Sampling Distribution of the Mean Calculator

Model sample mean spread with advanced options today. Compare probabilities, intervals, and finite population effects. Export clean results for reports, lessons, and audits.

Calculator Inputs

Formula Used

Mean of the sampling distribution: μx̄ = μ

Standard error: σx̄ = σ / √n

Finite population correction: FPC = √((N − n) / (N − 1))

Corrected standard error: σx̄ = (σ / √n) × FPC

Z score: z = (x̄ − μ) / σx̄

Central interval: μ ± zcritical × σx̄

How to Use This Calculator

Enter the population mean and population standard deviation. Add the sample size. Enter an observed sample mean if you want a z score and tail probabilities.

Use lower and upper limits to calculate the probability that a sample mean falls between two values. Add finite population size only when sampling without replacement from a limited population.

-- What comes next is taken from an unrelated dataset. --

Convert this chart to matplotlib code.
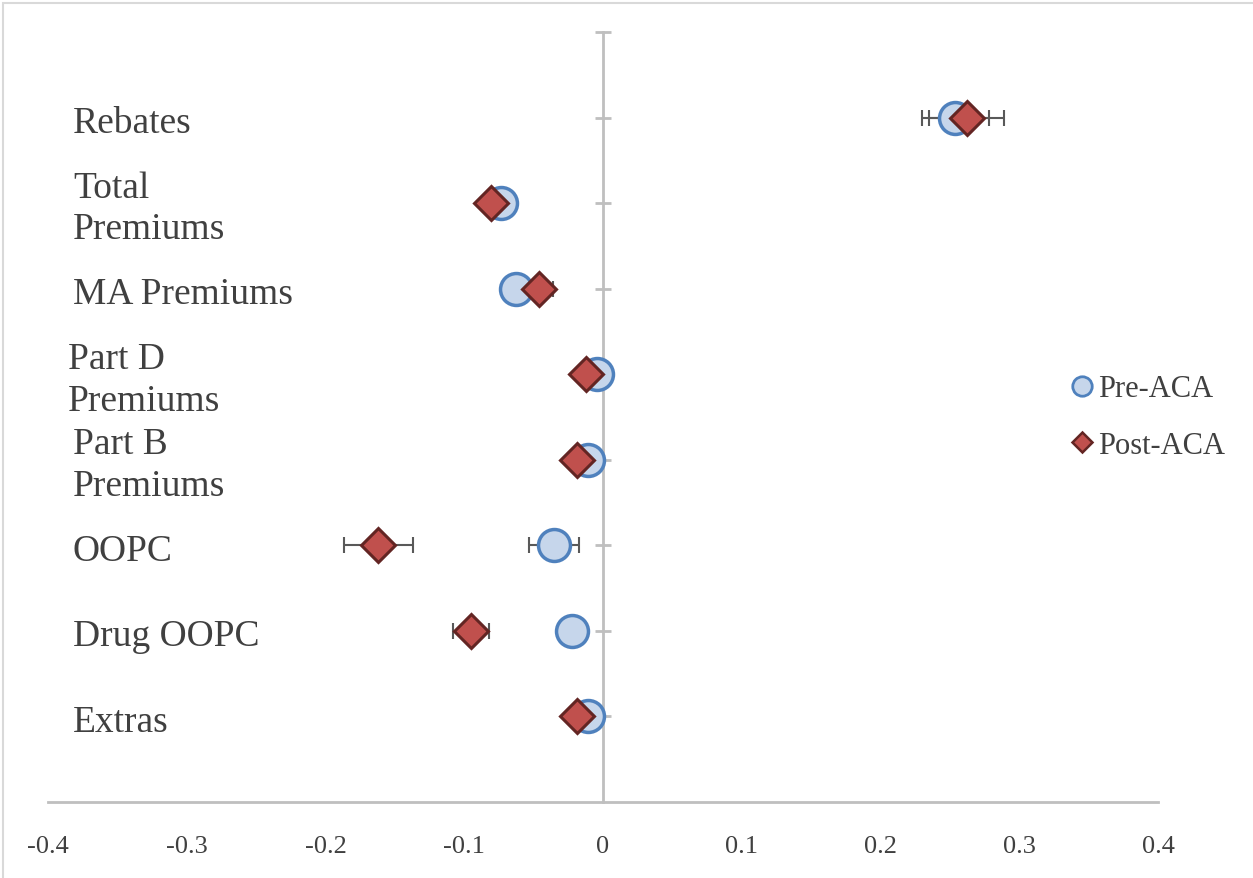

Choose the confidence level and decimal places. Press calculate. The result appears above the form and below the header.

Example Data Table

Population Mean Population SD Sample Size Observed Mean Lower Limit Upper Limit Confidence
100 15 36 104 95 105 95%
75 12 49 78 72 80 99%
250 40 64 260 240 265 90%

Sampling Distribution Overview

A sampling distribution describes how sample means behave across repeated samples. It is not the raw population. It is the pattern formed by many possible averages. This calculator focuses on the mean because averages are common in reports, tests, audits, and experiments.

Why The Mean Distribution Matters

When the population standard deviation is known, the sample mean has a predictable spread. That spread is the standard error. A smaller standard error means sample averages cluster near the population mean. A larger value means they vary more. Sample size drives this result. Increasing the sample size usually makes the standard error smaller.

Main Calculations

The calculator returns the expected mean of sample means, the standard error, z score, probabilities, and confidence band. It can also apply finite population correction. That option helps when sampling without replacement from a limited population. The correction reduces the standard error when the sample is a large share of the population.

Probability Interpretation

The probability outputs use the normal model. The left-tail value gives the chance of observing a sample mean at or below the entered mean. The right-tail value gives the chance of being at or above it. The between-limits result measures the chance that a sample mean falls inside your chosen interval.

Practical Uses

Use this tool when checking quality control averages, class test scores, survey summaries, production weights, delivery times, or lab readings. It helps compare one observed average with an expected process mean. It also supports planning because the standard error shows how much precision a sample size may provide.

Important Notes

The normal model works best when the population is normal or when the sample size is large. Very skewed data may need larger samples. The population standard deviation should be reliable. If it is estimated from a small sample, a t based method may be better. Always pair the output with context and subject knowledge.

Reading The Result

Start with the standard error, because it explains spread. Then read the z score. Positive z values mean the observed mean is above the expected mean. Negative values mean it is below. Finally review probabilities. Very small tail values suggest the observed mean may be unusual under the model.

FAQs

1. What is a sampling distribution of the mean?

It is the distribution of sample averages from repeated samples of the same size. It shows how much sample means vary around the population mean.

2. What is standard error?

Standard error is the standard deviation of sample means. It equals population standard deviation divided by the square root of sample size.

3. When should I use finite population correction?

Use it when sampling without replacement from a limited population. It matters most when the sample is a meaningful share of the population.

4. What does the z score show?

The z score shows how many standard errors the observed sample mean is from the population mean.

5. Why does sample size affect the result?

Larger samples usually reduce standard error. This makes sample means more stable and closer to the population mean.

6. Can I use this for non-normal data?

Yes, if the sample size is large enough. For very skewed data, use caution and consider a larger sample.

7. What does between-limits probability mean?

It is the chance that a sample mean falls between your lower and upper mean limits under the normal model.

8. Is this the same as a confidence interval for raw data?

No. This calculator focuses on the sampling distribution of the mean. Raw data intervals describe individual values, not sample averages.